I was reading through a family book telling the story of the Thomas branch of my ancestors last night and came across an interesting story. Evidently, my great great great grandfather died due to an axe blow to the head. It was self-inflicted so it was murder and it certainly wasn't a suicide but it was one heck of an accident. Now as Paul Harvey would say, "Here is the rest of the story."
My great great great grandfather Albert Buchholz was out chopping wood in preparation for a family move to another home and wanted to get it cut up to make it easier to move. On the downward swing of the axe, it somehow hit the neighboring clothes line causing it to jerk out of his hands, fly up, and fall back down on top of his head, splitting it open. Although it didn't kill him immediately, it was the beginning of a death process that would take four more days to complete.
Paralysis started to set in and a surgery was done to remove a blood clot in the brain and a piece of bone thought to be causing the paralysis. Still in a coma after the surgery, his family laid him in bed and wrapped him in blankets with irons that had been heated up to keep him warm. Still unconscious, Albert kept trying to push the iron near one of his legs away it and after awhile, it was discovered that the iron had been heated too hot and had severely burned his leg. Probably mercifully, he never recovered and slipped away at the age of 54.
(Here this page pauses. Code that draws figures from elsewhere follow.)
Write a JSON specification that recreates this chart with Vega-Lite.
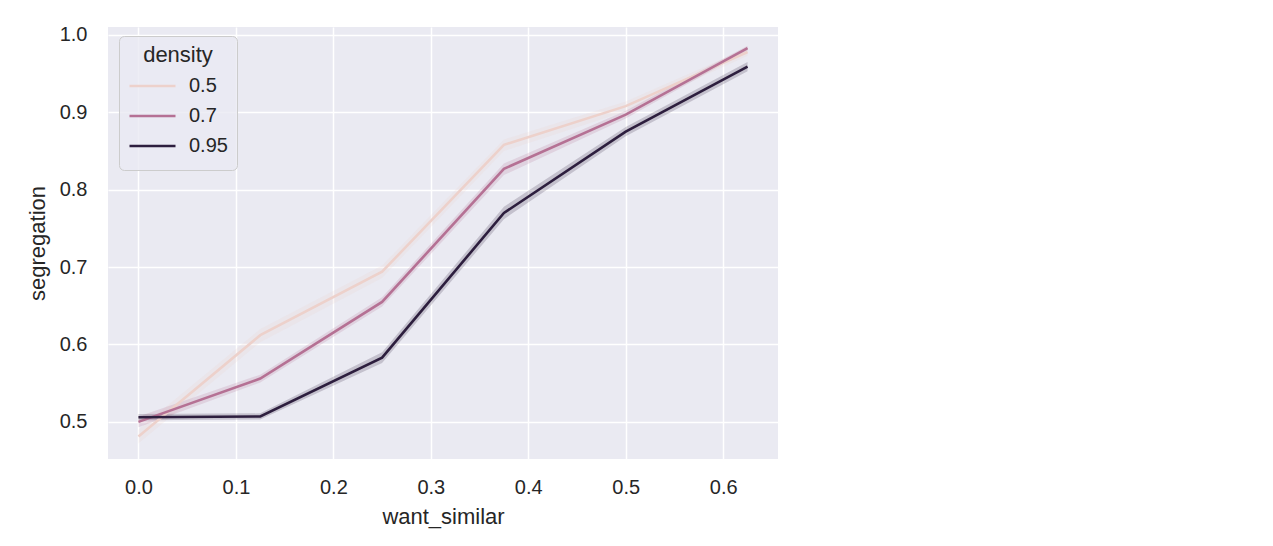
{
  "$schema": "https://vega.github.io/schema/vega-lite/v6.json",
  "width": 670,
  "height": 432,
  "autosize": {"type": "none"},
  "padding": {"left": 108, "top": 27, "right": 495, "bottom": 87},
  "background": "white",
  "config": {
    "font": "Liberation Sans",
    "view": {"fill": "#eaeaf2", "stroke": null},
    "axis": {
      "domain": false,
      "ticks": false,
      "grid": true,
      "gridColor": "white",
      "gridWidth": 1.5,
      "labelFont": "Liberation Sans",
      "labelFontSize": 20,
      "labelColor": "#262626",
      "titleFont": "Liberation Sans",
      "titleFontSize": 22,
      "titleFontWeight": "normal",
      "titleColor": "#262626"
    },
    "legend": {
      "orient": "none", "legendX": 11, "legendY": 9,
      "titleFontSize": 22, "titleFontWeight": "normal", "titleColor": "#262626",
      "titleAnchor": "middle", "titlePadding": 4,
      "labelFontSize": 20, "labelColor": "#262626", "labelOffset": 12,
      "symbolType": "stroke", "symbolSize": 2116, "symbolStrokeWidth": 2.6, "symbolOpacity": 1,
      "clipHeight": 30,
      "rowPadding": 0,
      "fillColor": "rgba(234,234,242,0.8)", "strokeColor": "#cccccc", "cornerRadius": 5,
      "padding": 9
    }
  },
  "data": {
    "values": [
      {"want_similar": 0.0, "density": "0.5", "segregation": 0.481, "lo": 0.472, "hi": 0.490},
      {"want_similar": 0.125, "density": "0.5", "segregation": 0.612, "lo": 0.603, "hi": 0.620},
      {"want_similar": 0.25, "density": "0.5", "segregation": 0.694, "lo": 0.686, "hi": 0.702},
      {"want_similar": 0.375, "density": "0.5", "segregation": 0.858, "lo": 0.850, "hi": 0.865},
      {"want_similar": 0.5, "density": "0.5", "segregation": 0.908, "lo": 0.901, "hi": 0.914},
      {"want_similar": 0.625, "density": "0.5", "segregation": 0.978, "lo": 0.973, "hi": 0.983},
      {"want_similar": 0.0, "density": "0.7", "segregation": 0.500, "lo": 0.493, "hi": 0.507},
      {"want_similar": 0.125, "density": "0.7", "segregation": 0.556, "lo": 0.551, "hi": 0.561},
      {"want_similar": 0.25, "density": "0.7", "segregation": 0.655, "lo": 0.649, "hi": 0.661},
      {"want_similar": 0.375, "density": "0.7", "segregation": 0.827, "lo": 0.819, "hi": 0.834},
      {"want_similar": 0.5, "density": "0.7", "segregation": 0.897, "lo": 0.892, "hi": 0.902},
      {"want_similar": 0.625, "density": "0.7", "segregation": 0.983, "lo": 0.980, "hi": 0.986},
      {"want_similar": 0.0, "density": "0.95", "segregation": 0.506, "lo": 0.502, "hi": 0.510},
      {"want_similar": 0.125, "density": "0.95", "segregation": 0.507, "lo": 0.503, "hi": 0.511},
      {"want_similar": 0.25, "density": "0.95", "segregation": 0.583, "lo": 0.576, "hi": 0.590},
      {"want_similar": 0.375, "density": "0.95", "segregation": 0.770, "lo": 0.762, "hi": 0.778},
      {"want_similar": 0.5, "density": "0.95", "segregation": 0.875, "lo": 0.869, "hi": 0.881},
      {"want_similar": 0.625, "density": "0.95", "segregation": 0.959, "lo": 0.953, "hi": 0.965}
    ]
  },
  "layer": [
    {
      "mark": {"type": "area", "opacity": 0.2},
      "encoding": {
        "x": {"field": "want_similar", "type": "quantitative"},
        "y": {"field": "lo", "type": "quantitative"},
        "y2": {"field": "hi"},
        "color": {"field": "density", "type": "nominal", "title": "density",
          "scale": {"domain": ["0.5", "0.7", "0.95"], "range": ["#edd1cb", "#b57194", "#2d1e3e"]}}
      }
    },
    {
      "mark": {"type": "line", "strokeWidth": 2.6},
      "encoding": {
        "x": {"field": "want_similar", "type": "quantitative", "title": "want_similar",
          "scale": {"domain": [-0.03125, 0.65625], "nice": false, "zero": false},
          "axis": {"values": [0, 0.1, 0.2, 0.3, 0.4, 0.5, 0.6], "format": ".1f", "labelPadding": 18, "titlePadding": 9}},
        "y": {"field": "segregation", "type": "quantitative", "title": "segregation",
          "scale": {"domain": [0.452, 1.0103], "nice": false, "zero": false},
          "axis": {"values": [0.5, 0.6, 0.7, 0.8, 0.9, 1.0], "format": ".1f", "labelPadding": 21, "titlePadding": 10}},
        "color": {"field": "density", "type": "nominal", "title": "density",
          "scale": {"domain": ["0.5", "0.7", "0.95"], "range": ["#edd1cb", "#b57194", "#2d1e3e"]}}
      }
    }
  ]
}
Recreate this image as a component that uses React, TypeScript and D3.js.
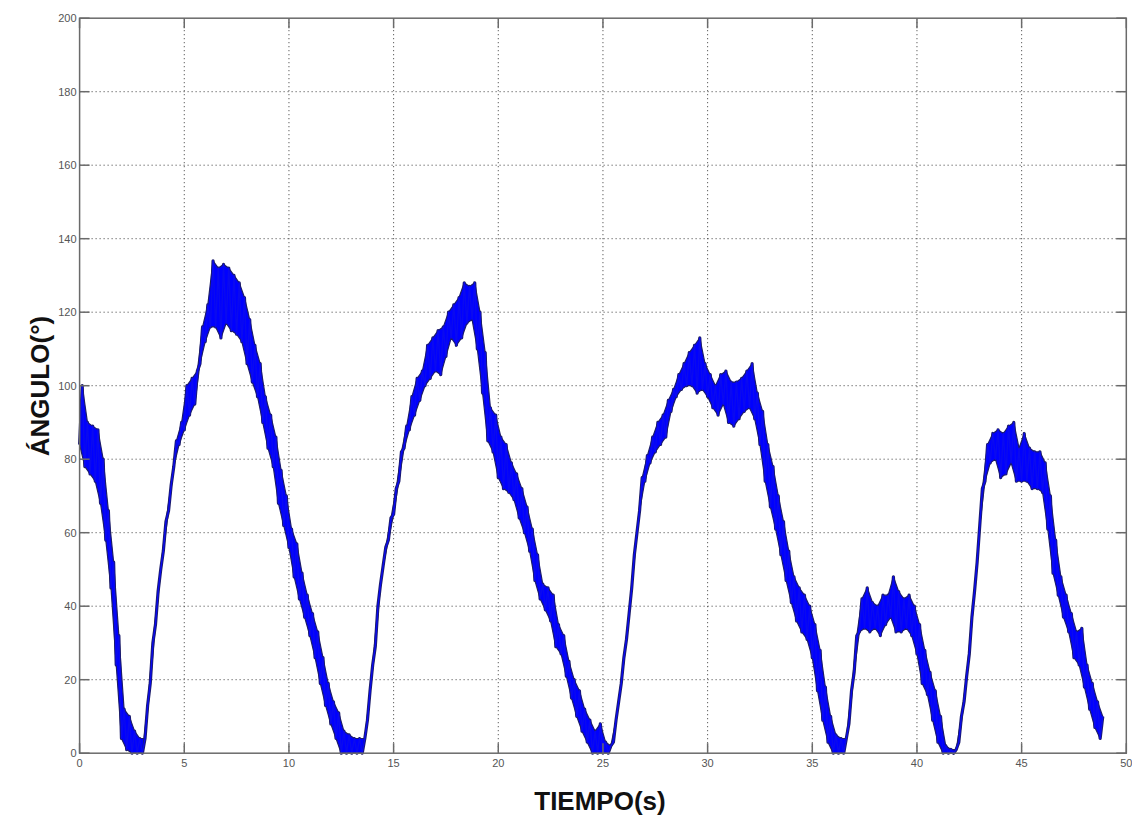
import { useEffect, useRef } from 'react';
import * as d3 from 'd3';

// axis ticks
const timeTicks = [0, 5, 10, 15, 20, 25, 30, 35, 40, 45, 50];
const angleTicks = [0, 20, 40, 60, 80, 100, 120, 140, 160, 180, 200];

// signal every 0.25 s: lower and upper edge of the noisy band
const sampleStep = 0.25;
const angleLow = [
	84, 78, 76, 74, 68, 58, 45, 24, 4, 1, 0, 0, 0, 13, 30, 44, 55, 66, 78, 84,
	88, 92, 95, 106, 112, 116, 116, 113, 117, 115, 114, 112, 106, 101, 97, 90, 83, 78, 68, 62,
	56, 48, 42, 37, 32, 26, 19, 13, 8, 4, 0, 0, 0, 0, 0, 9, 24, 40, 51, 58,
	65, 74, 83, 88, 92, 96, 100, 102, 104, 103, 108, 113, 111, 113, 117, 118, 110, 98, 85, 82,
	75, 72, 71, 69, 64, 60, 55, 47, 42, 39, 36, 29, 27, 21, 15, 10, 6, 3, 0, 0,
	0, 0, 3, 14, 26, 38, 54, 66, 74, 79, 82, 84, 86, 93, 97, 99, 100, 100, 98, 99,
	97, 94, 92, 95, 90, 89, 91, 93, 94, 91, 84, 74, 67, 61, 54, 47, 41, 36, 33, 31,
	26, 17, 9, 3, 0, 0, 0, 8, 22, 33, 34, 33, 34, 32, 35, 37, 33, 33, 34, 32,
	27, 19, 16, 9, 3, 0, 0, 0, 3, 14, 27, 44, 62, 74, 79, 80, 75, 76, 79, 74,
	74, 74, 72, 72, 71, 61, 49, 43, 37, 33, 26, 24, 18, 12, 7, 4,
];
const angleHigh = [
	100, 90, 89, 88, 80, 66, 52, 32, 12, 10, 6, 4, 4, 19, 35, 50, 63, 73, 85, 90,
	100, 102, 104, 116, 122, 134, 132, 133, 132, 130, 128, 124, 118, 111, 106, 97, 92, 86, 77, 70,
	61, 57, 49, 43, 38, 33, 26, 19, 14, 11, 6, 5, 4, 4, 4, 17, 29, 46, 56, 64,
	72, 82, 89, 97, 102, 104, 111, 113, 115, 116, 120, 122, 124, 128, 127, 128, 120, 109, 94, 92,
	86, 84, 79, 76, 72, 67, 61, 54, 46, 45, 43, 35, 32, 25, 20, 17, 12, 9, 6, 8,
	3, 2, 9, 19, 31, 45, 60, 75, 81, 86, 90, 92, 96, 99, 103, 106, 109, 111, 113, 106,
	103, 100, 103, 104, 101, 101, 102, 104, 106, 98, 93, 84, 78, 70, 63, 55, 48, 45, 43, 40,
	35, 28, 18, 10, 5, 4, 4, 17, 32, 42, 45, 41, 40, 43, 43, 48, 44, 42, 43, 40,
	35, 28, 22, 17, 10, 2, 1, 1, 10, 21, 37, 52, 72, 84, 87, 88, 87, 89, 90, 83,
	87, 83, 82, 82, 79, 70, 58, 48, 43, 38, 33, 34, 24, 19, 14, 10,
];

const App = () => {
	const ref = useRef<SVGSVGElement>(null);

	useEffect(() => {
		const width = 1132,
			height = 818;
		const plot = { left: 79.6, right: 1126.3, top: 18.2, bottom: 753.2 };
		const tickLen = 10;

		const svg = d3.select(ref.current).attr('width', width).attr('height', height);
		svg.selectAll('*').remove();

		svg.append('rect').attr('width', width).attr('height', height).attr('fill', '#fff');

		const x = d3.scaleLinear().domain([0, 50]).range([plot.left, plot.right]);
		const y = d3.scaleLinear().domain([0, 200]).range([plot.bottom, plot.top]);

		// dotted grid
		const grid = svg
			.append('g')
			.attr('stroke', '#3a3a3a')
			.attr('stroke-width', 1)
			.attr('stroke-dasharray', '1,3');
		grid
			.selectAll('line.gx')
			.data(timeTicks.slice(1, -1))
			.join('line')
			.attr('x1', (d) => x(d))
			.attr('x2', (d) => x(d))
			.attr('y1', plot.top)
			.attr('y2', plot.bottom);
		grid
			.selectAll('line.gy')
			.data(angleTicks.slice(1, -1))
			.join('line')
			.attr('class', 'gy')
			.attr('x1', plot.left)
			.attr('x2', plot.right)
			.attr('y1', (d) => y(d))
			.attr('y2', (d) => y(d));

		// signal: the noisy band between the lower and upper readings
		const idx = d3.range(angleLow.length);
		const band = d3
			.area<number>()
			.x0((i) => x(i * sampleStep))
			.x1((i) => x(i * sampleStep + sampleStep / 2))
			.y0((i) => y(angleLow[i]))
			.y1((i) => y(angleHigh[i]));

		// zig-zag trace through the same readings
		const points: [number, number][] = [];
		idx.forEach((i) => {
			points.push([i * sampleStep, angleLow[i]]);
			points.push([i * sampleStep + sampleStep / 2, angleHigh[i]]);
		});
		const line = d3
			.line<[number, number]>()
			.x((d) => x(d[0]))
			.y((d) => y(d[1]));

		svg
			.append('path')
			.datum(points)
			.attr('d', line)
			.attr('fill', 'none')
			.attr('stroke', '#1c1c6a')
			.attr('stroke-width', 3.2)
			.attr('stroke-linejoin', 'round');
		svg
			.append('path')
			.datum(idx)
			.attr('d', band)
			.attr('fill', '#0000ff')
			.attr('stroke', '#1c1c6a')
			.attr('stroke-width', 1.2)
			.attr('stroke-linejoin', 'round');
		svg
			.append('path')
			.datum(points)
			.attr('d', line)
			.attr('fill', 'none')
			.attr('stroke', '#0a0af0')
			.attr('stroke-width', 1.4)
			.attr('stroke-linejoin', 'round');

		// frame and inward ticks on all four sides
		const axes = svg.append('g').attr('stroke', '#6a6a6a').attr('stroke-width', 1.5);
		axes
			.append('rect')
			.attr('x', plot.left)
			.attr('y', plot.top)
			.attr('width', plot.right - plot.left)
			.attr('height', plot.bottom - plot.top)
			.attr('fill', 'none');
		timeTicks.forEach((t) => {
			axes.append('line').attr('x1', x(t)).attr('x2', x(t)).attr('y1', plot.bottom).attr('y2', plot.bottom - tickLen);
			axes.append('line').attr('x1', x(t)).attr('x2', x(t)).attr('y1', plot.top).attr('y2', plot.top + tickLen);
		});
		angleTicks.forEach((a) => {
			axes.append('line').attr('x1', plot.left).attr('x2', plot.left + tickLen).attr('y1', y(a)).attr('y2', y(a));
			axes.append('line').attr('x1', plot.right).attr('x2', plot.right - tickLen).attr('y1', y(a)).attr('y2', y(a));
		});

		// tick labels
		const labelFont = "'Liberation Sans', Arial, sans-serif";
		svg
			.append('g')
			.selectAll('text')
			.data(timeTicks)
			.join('text')
			.attr('x', (d) => x(d))
			.attr('y', plot.bottom + 14)
			.attr('text-anchor', 'middle')
			.attr('font-family', labelFont)
			.attr('font-size', 11)
			.attr('fill', '#555')
			.text((d) => d);
		svg
			.append('g')
			.selectAll('text')
			.data(angleTicks)
			.join('text')
			.attr('x', plot.left - 3)
			.attr('y', (d) => y(d) + 4)
			.attr('text-anchor', 'end')
			.attr('font-family', labelFont)
			.attr('font-size', 11)
			.attr('fill', '#555')
			.text((d) => d);

		// axis titles
		svg
			.append('text')
			.attr('x', 600)
			.attr('y', 810)
			.attr('text-anchor', 'middle')
			.attr('font-family', labelFont)
			.attr('font-weight', 'bold')
			.attr('font-size', 26)
			.attr('fill', '#111')
			.text('TIEMPO(s)');
		svg
			.append('text')
			.attr('transform', `translate(49, 386) rotate(-90)`)
			.attr('text-anchor', 'middle')
			.attr('font-family', labelFont)
			.attr('font-weight', 'bold')
			.attr('font-size', 26)
			.attr('fill', '#111')
			.text('ÁNGULO(°)');
	}, []);

	return <svg ref={ref} style={{ position: 'absolute', left: 0, top: 0 }} width={1132} height={818}></svg>;
};

export default App;
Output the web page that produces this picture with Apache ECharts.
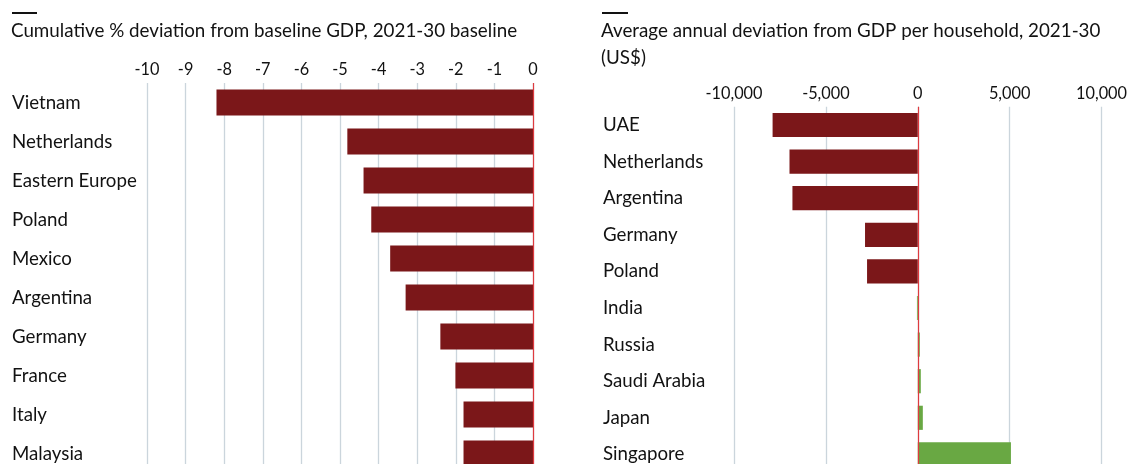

Life was tougher in those days and accidents seem frequent and deadly among the ranks of my ancestors. Albers brother-in-law, Hugh Nelson Thomas, lost his life due to a horse kick to the head. Two others would be brothers-in-law died in their early childhood. In fact, it seems quite common that out of a dozen children, maybe half reached an adult age. I guess that is why my ancestors were such prodigious child bearers in those days. One half-sister to my great great grandmother had seventeen children! I think I would rather suffer an axe blow to the head!